Work to do: Copy out all of the material exactly.

Data segment:
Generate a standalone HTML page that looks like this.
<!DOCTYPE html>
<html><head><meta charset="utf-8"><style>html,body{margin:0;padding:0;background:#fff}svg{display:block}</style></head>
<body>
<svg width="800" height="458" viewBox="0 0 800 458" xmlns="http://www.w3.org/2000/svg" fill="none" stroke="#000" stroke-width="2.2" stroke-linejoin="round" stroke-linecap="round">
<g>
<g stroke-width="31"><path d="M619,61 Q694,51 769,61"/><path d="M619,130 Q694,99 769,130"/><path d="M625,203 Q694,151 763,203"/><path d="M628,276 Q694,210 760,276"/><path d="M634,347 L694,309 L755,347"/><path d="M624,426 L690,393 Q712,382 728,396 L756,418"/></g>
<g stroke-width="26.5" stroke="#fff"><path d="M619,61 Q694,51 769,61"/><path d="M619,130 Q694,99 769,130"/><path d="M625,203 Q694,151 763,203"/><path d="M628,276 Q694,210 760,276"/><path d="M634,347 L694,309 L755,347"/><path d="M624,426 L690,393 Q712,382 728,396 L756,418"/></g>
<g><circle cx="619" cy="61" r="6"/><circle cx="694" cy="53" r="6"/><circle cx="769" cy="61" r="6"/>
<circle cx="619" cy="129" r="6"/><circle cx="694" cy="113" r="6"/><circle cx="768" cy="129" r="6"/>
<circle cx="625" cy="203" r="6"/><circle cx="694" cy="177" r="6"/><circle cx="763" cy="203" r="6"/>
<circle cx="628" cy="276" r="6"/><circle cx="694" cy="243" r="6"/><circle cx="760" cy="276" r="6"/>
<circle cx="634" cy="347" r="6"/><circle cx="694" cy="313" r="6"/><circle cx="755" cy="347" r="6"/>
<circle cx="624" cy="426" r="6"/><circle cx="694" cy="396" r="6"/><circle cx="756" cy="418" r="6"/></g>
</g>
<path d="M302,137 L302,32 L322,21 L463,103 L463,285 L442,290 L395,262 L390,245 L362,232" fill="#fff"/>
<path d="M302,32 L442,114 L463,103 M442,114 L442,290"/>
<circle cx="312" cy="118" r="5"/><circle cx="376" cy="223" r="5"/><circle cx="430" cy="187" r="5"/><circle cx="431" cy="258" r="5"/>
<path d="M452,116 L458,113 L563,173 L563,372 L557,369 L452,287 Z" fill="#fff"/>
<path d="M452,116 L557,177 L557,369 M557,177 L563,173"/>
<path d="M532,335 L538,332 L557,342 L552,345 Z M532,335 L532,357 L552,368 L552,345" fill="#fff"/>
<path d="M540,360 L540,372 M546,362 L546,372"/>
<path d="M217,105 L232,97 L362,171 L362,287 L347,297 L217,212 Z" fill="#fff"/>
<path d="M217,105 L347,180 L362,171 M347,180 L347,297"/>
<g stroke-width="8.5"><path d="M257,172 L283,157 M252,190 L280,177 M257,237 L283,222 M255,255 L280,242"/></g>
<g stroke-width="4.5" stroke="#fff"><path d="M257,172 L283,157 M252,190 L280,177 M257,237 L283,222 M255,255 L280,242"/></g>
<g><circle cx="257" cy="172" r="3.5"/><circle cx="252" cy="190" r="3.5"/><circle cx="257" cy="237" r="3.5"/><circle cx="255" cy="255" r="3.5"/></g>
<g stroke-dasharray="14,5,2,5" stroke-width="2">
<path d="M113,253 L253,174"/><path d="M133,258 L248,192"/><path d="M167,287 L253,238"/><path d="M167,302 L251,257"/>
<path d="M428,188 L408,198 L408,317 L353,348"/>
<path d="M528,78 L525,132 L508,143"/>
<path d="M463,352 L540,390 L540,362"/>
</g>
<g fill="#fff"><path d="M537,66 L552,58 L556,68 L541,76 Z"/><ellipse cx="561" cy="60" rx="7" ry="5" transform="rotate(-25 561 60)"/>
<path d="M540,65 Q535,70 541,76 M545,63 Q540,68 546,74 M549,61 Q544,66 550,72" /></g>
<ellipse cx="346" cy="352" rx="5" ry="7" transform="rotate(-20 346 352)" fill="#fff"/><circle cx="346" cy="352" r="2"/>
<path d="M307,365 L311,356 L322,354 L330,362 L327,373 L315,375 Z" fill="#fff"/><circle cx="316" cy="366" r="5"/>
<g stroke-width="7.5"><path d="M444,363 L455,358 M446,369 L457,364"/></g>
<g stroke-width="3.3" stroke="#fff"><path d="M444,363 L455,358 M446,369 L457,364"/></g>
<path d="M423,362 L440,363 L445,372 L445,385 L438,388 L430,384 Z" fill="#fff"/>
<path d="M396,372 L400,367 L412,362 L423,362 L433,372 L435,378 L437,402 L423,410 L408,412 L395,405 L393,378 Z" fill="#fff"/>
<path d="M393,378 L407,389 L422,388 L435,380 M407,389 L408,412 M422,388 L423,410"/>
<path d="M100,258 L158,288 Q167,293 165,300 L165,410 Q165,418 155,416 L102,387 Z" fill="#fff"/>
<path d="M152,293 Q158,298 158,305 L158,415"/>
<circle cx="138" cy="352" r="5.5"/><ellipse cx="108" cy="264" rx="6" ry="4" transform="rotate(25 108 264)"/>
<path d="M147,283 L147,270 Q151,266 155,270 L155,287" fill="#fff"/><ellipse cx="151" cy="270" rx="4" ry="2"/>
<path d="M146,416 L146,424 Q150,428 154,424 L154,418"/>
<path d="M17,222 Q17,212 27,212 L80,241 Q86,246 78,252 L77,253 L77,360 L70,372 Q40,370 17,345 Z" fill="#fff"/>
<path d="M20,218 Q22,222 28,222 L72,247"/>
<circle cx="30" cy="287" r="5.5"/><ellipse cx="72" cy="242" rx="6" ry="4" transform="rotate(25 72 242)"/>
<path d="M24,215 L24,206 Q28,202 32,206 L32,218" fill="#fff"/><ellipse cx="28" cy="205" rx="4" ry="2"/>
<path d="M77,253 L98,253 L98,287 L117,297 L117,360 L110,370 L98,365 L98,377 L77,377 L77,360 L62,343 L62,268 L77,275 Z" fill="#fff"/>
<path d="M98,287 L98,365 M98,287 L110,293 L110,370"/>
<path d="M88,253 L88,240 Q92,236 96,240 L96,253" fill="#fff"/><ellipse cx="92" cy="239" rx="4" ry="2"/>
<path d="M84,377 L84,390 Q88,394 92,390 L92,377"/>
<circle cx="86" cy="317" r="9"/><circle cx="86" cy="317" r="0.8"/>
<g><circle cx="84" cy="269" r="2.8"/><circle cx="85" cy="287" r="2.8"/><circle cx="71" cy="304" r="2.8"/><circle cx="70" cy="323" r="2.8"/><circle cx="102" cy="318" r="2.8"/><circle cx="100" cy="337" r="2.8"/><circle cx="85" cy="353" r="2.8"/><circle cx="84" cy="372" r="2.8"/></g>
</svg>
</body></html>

Result of the exercise:
Generate a standalone HTML page that looks like this.
<!DOCTYPE html>
<html><head><meta charset="utf-8"><style>html,body{margin:0;padding:0;background:#fff}svg{display:block}</style></head>
<body>
<svg width="800" height="458" viewBox="0 0 800 458" xmlns="http://www.w3.org/2000/svg" fill="none" stroke="#000" stroke-width="2.2" stroke-linejoin="round" stroke-linecap="round">
<g>
<g stroke-width="31"><path d="M619,61 Q694,51 769,61"/><path d="M619,130 Q694,99 769,130"/><path d="M625,203 Q694,151 763,203"/><path d="M628,276 Q694,210 760,276"/><path d="M634,347 L694,309 L755,347"/><path d="M624,426 L690,393 Q712,382 728,396 L756,418"/></g>
<g stroke-width="26.5" stroke="#fff"><path d="M619,61 Q694,51 769,61"/><path d="M619,130 Q694,99 769,130"/><path d="M625,203 Q694,151 763,203"/><path d="M628,276 Q694,210 760,276"/><path d="M634,347 L694,309 L755,347"/><path d="M624,426 L690,393 Q712,382 728,396 L756,418"/></g>
<g><circle cx="619" cy="61" r="6"/><circle cx="694" cy="53" r="6"/><circle cx="769" cy="61" r="6"/>
<circle cx="619" cy="129" r="6"/><circle cx="694" cy="113" r="6"/><circle cx="768" cy="129" r="6"/>
<circle cx="625" cy="203" r="6"/><circle cx="694" cy="177" r="6"/><circle cx="763" cy="203" r="6"/>
<circle cx="628" cy="276" r="6"/><circle cx="694" cy="243" r="6"/><circle cx="760" cy="276" r="6"/>
<circle cx="634" cy="347" r="6"/><circle cx="694" cy="313" r="6"/><circle cx="755" cy="347" r="6"/>
<circle cx="624" cy="426" r="6"/><circle cx="694" cy="396" r="6"/><circle cx="756" cy="418" r="6"/></g>
</g>
<path d="M302,137 L302,32 L322,21 L463,103 L463,285 L442,290 L395,262 L390,245 L362,232" fill="#fff"/>
<path d="M302,32 L442,114 L463,103 M442,114 L442,290"/>
<circle cx="312" cy="118" r="5"/><circle cx="376" cy="223" r="5"/><circle cx="430" cy="187" r="5"/><circle cx="431" cy="258" r="5"/>
<path d="M452,116 L458,113 L563,173 L563,372 L557,369 L452,287 Z" fill="#fff"/>
<path d="M452,116 L557,177 L557,369 M557,177 L563,173"/>
<path d="M532,335 L538,332 L557,342 L552,345 Z M532,335 L532,357 L552,368 L552,345" fill="#fff"/>
<path d="M540,360 L540,372 M546,362 L546,372"/>
<path d="M217,105 L232,97 L362,171 L362,287 L347,297 L217,212 Z" fill="#fff"/>
<path d="M217,105 L347,180 L362,171 M347,180 L347,297"/>
<g stroke-width="8.5"><path d="M257,172 L283,157 M252,190 L280,177 M257,237 L283,222 M255,255 L280,242"/></g>
<g stroke-width="4.5" stroke="#fff"><path d="M257,172 L283,157 M252,190 L280,177 M257,237 L283,222 M255,255 L280,242"/></g>
<g><circle cx="257" cy="172" r="3.5"/><circle cx="252" cy="190" r="3.5"/><circle cx="257" cy="237" r="3.5"/><circle cx="255" cy="255" r="3.5"/></g>
<g stroke-dasharray="14,5,2,5" stroke-width="2">
<path d="M113,253 L253,174"/><path d="M133,258 L248,192"/><path d="M167,287 L253,238"/><path d="M167,302 L251,257"/>
<path d="M428,188 L408,198 L408,317 L353,348"/>
<path d="M528,78 L525,132 L508,143"/>
<path d="M463,352 L540,390 L540,362"/>
</g>
<g fill="#fff"><path d="M537,66 L552,58 L556,68 L541,76 Z"/><ellipse cx="561" cy="60" rx="7" ry="5" transform="rotate(-25 561 60)"/>
<path d="M540,65 Q535,70 541,76 M545,63 Q540,68 546,74 M549,61 Q544,66 550,72" /></g>
<ellipse cx="346" cy="352" rx="5" ry="7" transform="rotate(-20 346 352)" fill="#fff"/><circle cx="346" cy="352" r="2"/>
<path d="M307,365 L311,356 L322,354 L330,362 L327,373 L315,375 Z" fill="#fff"/><circle cx="316" cy="366" r="5"/>
<g stroke-width="7.5"><path d="M444,363 L455,358 M446,369 L457,364"/></g>
<g stroke-width="3.3" stroke="#fff"><path d="M444,363 L455,358 M446,369 L457,364"/></g>
<path d="M423,362 L440,363 L445,372 L445,385 L438,388 L430,384 Z" fill="#fff"/>
<path d="M396,372 L400,367 L412,362 L423,362 L433,372 L435,378 L437,402 L423,410 L408,412 L395,405 L393,378 Z" fill="#fff"/>
<path d="M393,378 L407,389 L422,388 L435,380 M407,389 L408,412 M422,388 L423,410"/>
<path d="M100,258 L158,288 Q167,293 165,300 L165,410 Q165,418 155,416 L102,387 Z" fill="#fff"/>
<path d="M152,293 Q158,298 158,305 L158,415"/>
<circle cx="138" cy="352" r="5.5"/><ellipse cx="108" cy="264" rx="6" ry="4" transform="rotate(25 108 264)"/>
<path d="M147,283 L147,270 Q151,266 155,270 L155,287" fill="#fff"/><ellipse cx="151" cy="270" rx="4" ry="2"/>
<path d="M146,416 L146,424 Q150,428 154,424 L154,418"/>
<path d="M17,222 Q17,212 27,212 L80,241 Q86,246 78,252 L77,253 L77,360 L70,372 Q40,370 17,345 Z" fill="#fff"/>
<path d="M20,218 Q22,222 28,222 L72,247"/>
<circle cx="30" cy="287" r="5.5"/><ellipse cx="72" cy="242" rx="6" ry="4" transform="rotate(25 72 242)"/>
<path d="M24,215 L24,206 Q28,202 32,206 L32,218" fill="#fff"/><ellipse cx="28" cy="205" rx="4" ry="2"/>
<path d="M77,253 L98,253 L98,287 L117,297 L117,360 L110,370 L98,365 L98,377 L77,377 L77,360 L62,343 L62,268 L77,275 Z" fill="#fff"/>
<path d="M98,287 L98,365 M98,287 L110,293 L110,370"/>
<path d="M88,253 L88,240 Q92,236 96,240 L96,253" fill="#fff"/><ellipse cx="92" cy="239" rx="4" ry="2"/>
<path d="M84,377 L84,390 Q88,394 92,390 L92,377"/>
<circle cx="86" cy="317" r="9"/><circle cx="86" cy="317" r="0.8"/>
<g><circle cx="84" cy="269" r="2.8"/><circle cx="85" cy="287" r="2.8"/><circle cx="71" cy="304" r="2.8"/><circle cx="70" cy="323" r="2.8"/><circle cx="102" cy="318" r="2.8"/><circle cx="100" cy="337" r="2.8"/><circle cx="85" cy="353" r="2.8"/><circle cx="84" cy="372" r="2.8"/></g>
</svg>
</body></html>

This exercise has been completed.